L'arcivescovo: "La realtà del lavoro ha un grande significato"
GORIZIA. La mattina del giorno di Pasqua, dopo avere assistito alla celebrazione del Resurrexit, dei fedeli di lingua slovena in cattedrale, l’arcivescovo di Gorizia Carlo Maria Redaelli ha presieduto la messa nella chiesa di Sant’Ignazio. Questa la parte finale della sua omelia dove ha ricordato la sua recentissima visita in alcune aziende del territorio per parlare di lavoro, molte volte del lavoro che non c’è. Redaelli ha affermato che bisogna tendere a «un valore di vita e di definitività da riconoscere a tutto quello che facciamo: non solo alla preghiera o a qualche gesto di bontà, ma ai nostri rapporti, agli affetti familiari, alle amicizie, al nostro lavoro, alla cultura, all’arte, allo sport, a tutto ciò che è parte della nostra vita, compresi anche i momenti difficili dei problemi, della malattia, dei lutti. Proprio convinto di questo, nei giorni scorsi ho visitato l’ospedale di Gorizia e diverse fabbriche, aziende agricole e uffici: non era solo per portare un augurio, dire una preghiera e dare una benedizione, ma per indicare concretamente che appunto anche la realtà della malattia e del lavoro hanno un significato, hanno un grande valore».

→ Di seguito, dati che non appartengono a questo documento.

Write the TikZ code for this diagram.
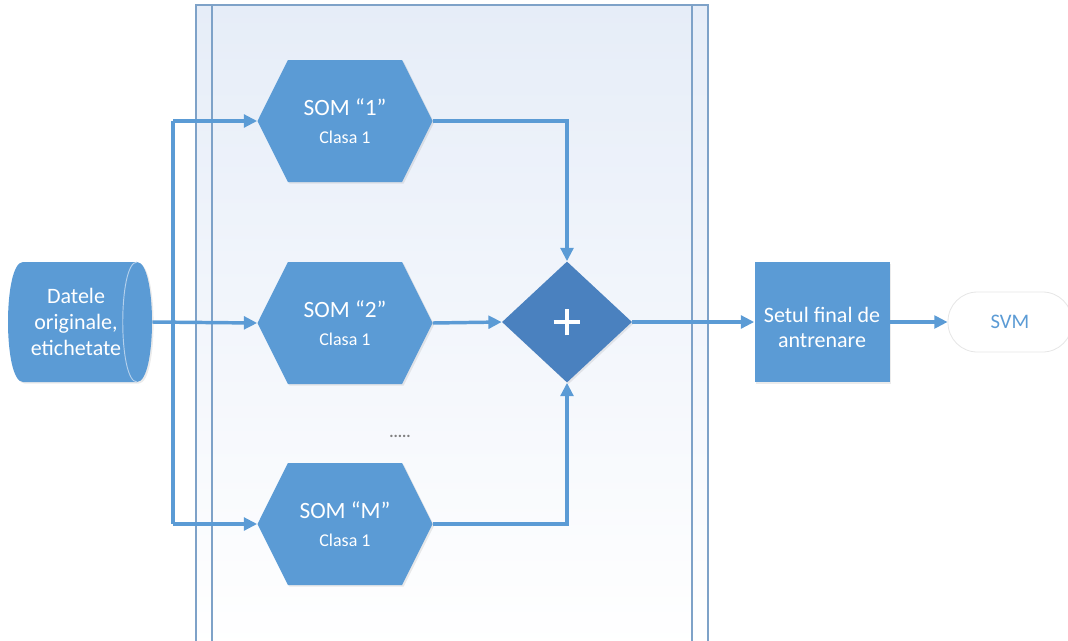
\documentclass[tikz,border=0pt]{standalone}
\usepackage{fontspec}
\setmainfont{Carlito}
\usetikzlibrary{shapes.geometric,shapes.symbols,arrows.meta,shadows}
\definecolor{somblue}{HTML}{5B9BD5}
\definecolor{sumblue}{HTML}{4A81BF}
\definecolor{lanegray}{HTML}{7EA2C8}
\definecolor{lanetop}{HTML}{E6EDF8}
\definecolor{rimblue}{HTML}{B4D0EC}
\definecolor{svmrim}{HTML}{E6E6E6}
\newcommand\somtitle{\fontsize{17.5}{21}\selectfont}
\newcommand\somclass{\fontsize{13.5}{16}\selectfont}
\begin{document}
\begin{tikzpicture}[x=0.75pt,y=-0.75pt,
  flow/.style={line width=2.6pt, draw=somblue},
  conn/.style={flow, -{Triangle[length=10pt,width=9.5pt]}},
  lane/.style={draw=lanegray, line width=1pt},
  soft/.style={drop shadow={opacity=0.16, shadow xshift=1.2pt, shadow yshift=-1.2pt}},
  somhex/.style={signal, signal to=west and east, signal pointer angle=127,
    fill=somblue, draw=none, minimum width=131.25pt, minimum height=91.5pt,
    text=white, align=center, inner sep=0pt, soft},
  store/.style={rectangle, minimum width=114pt, minimum height=90pt,
    text=white, align=center, inner sep=0pt,
    font=\fontsize{16.5}{19.5}\selectfont},
  sumnode/.style={diamond, aspect=1.07, minimum width=97.5pt, minimum height=90.75pt,
    inner sep=0pt, fill=sumblue, soft,
    path picture={\draw[white,line width=3.6pt]
      ([xshift=-10pt]path picture bounding box.center) -- ([xshift=10pt]path picture bounding box.center)
      ([yshift=-10pt]path picture bounding box.center) -- ([yshift=10pt]path picture bounding box.center);}},
  setbox/.style={rectangle, fill=somblue, minimum width=101.25pt, minimum height=90pt,
    text=white, align=center, inner sep=0pt, soft,
    font=\fontsize{16.5}{19}\selectfont},
  term/.style={rectangle, rounded corners=22pt, fill=white, draw=svmrim, line width=0.6pt,
    minimum width=93pt, minimum height=45pt, text=somblue,
    font=\fontsize{15.5}{18}\selectfont}
]
\useasboundingbox (0,0) rectangle (1068,640);

% swimlane holding the SOM ensemble
\shade[top color=lanetop, bottom color=white] (196,5) rectangle (708,650);
\draw[lane] (196,650) -- (196,5) -- (708,5) -- (708,650);
\draw[lane] (212,5) -- (212,650) (692,5) -- (692,650);

% stored-data drum lying on its side, visible end on the right
\fill[somblue, drop shadow={opacity=0.16, shadow xshift=1.2pt, shadow yshift=-1.2pt}]
  (23,262) -- (137,262) .. controls (157,262) and (157,382) .. (137,382)
  -- (23,382) .. controls (3,382) and (3,262) .. (23,262) -- cycle;
\draw[rimblue, line width=0.7pt] (137,262) .. controls (118,262) and (118,382) .. (137,382);
\node[store] (data) at (76,322) {Datele\\originale,\\etichetate};

% nodes
\node[somhex] (som1) at (345,121) {{\somtitle SOM “1”}\\[9pt]{\somclass Clasa 1}};
\node[somhex] (som2) at (345,323) {{\somtitle SOM “2”}\\[9pt]{\somclass Clasa 1}};
\node[somhex] (somM) at (345,524) {{\somtitle SOM “M”}\\[9pt]{\somclass Clasa 1}};
\node[text=gray, font=\fontsize{12}{12}\bfseries] (dots) at (400,436) {.....};
\node[sumnode] (sum) at (567,322) {};
\node[setbox] (train) at (822,322) {\rule{0pt}{20pt}Setul final de\\antrenare};
\node[term] (svm) at (1010,322) {SVM};

% fan-out of the labelled data
\coordinate (jtop) at (173,121);
\coordinate (jbot) at (173,524);
\draw[flow] (jtop) -- (jbot);
\draw[conn] (data.east) -- (som2.west);
\draw[conn] (jtop) -- (som1.west);
\draw[conn] (jbot) -- (somM.west);

% merge into the sum
\draw[conn] (som1.east) -| (sum.north);
\draw[conn] (som2.east) -- (sum.west);
\draw[conn] (somM.east) -| (sum.south);

% output chain
\draw[conn] (sum.east) -- (train.west);
\draw[conn] (train.east) -- (svm.west);
\end{tikzpicture}
\end{document}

«Vivere da persone che hanno come orizzonte la risurrezione e la salvezza di tutto: questo, se ci pensate, cambia tutto nella vita. Offre - le parole dell’arcivescovo - una prospettiva incredibile, dona una sapore di eternità a ogni momento. Perché noi siamo fatti per l’eternità. La morte sarà solo un passaggio, doloroso e faticoso, ma solo un passaggio verso quella pienezza di vita che già ora sperimentiamo. Vivere da risorti è quindi dire con convinzione non a parole, ma con la vita, insieme ai nostri padri: “Credo nella risurrezione di questa carne”».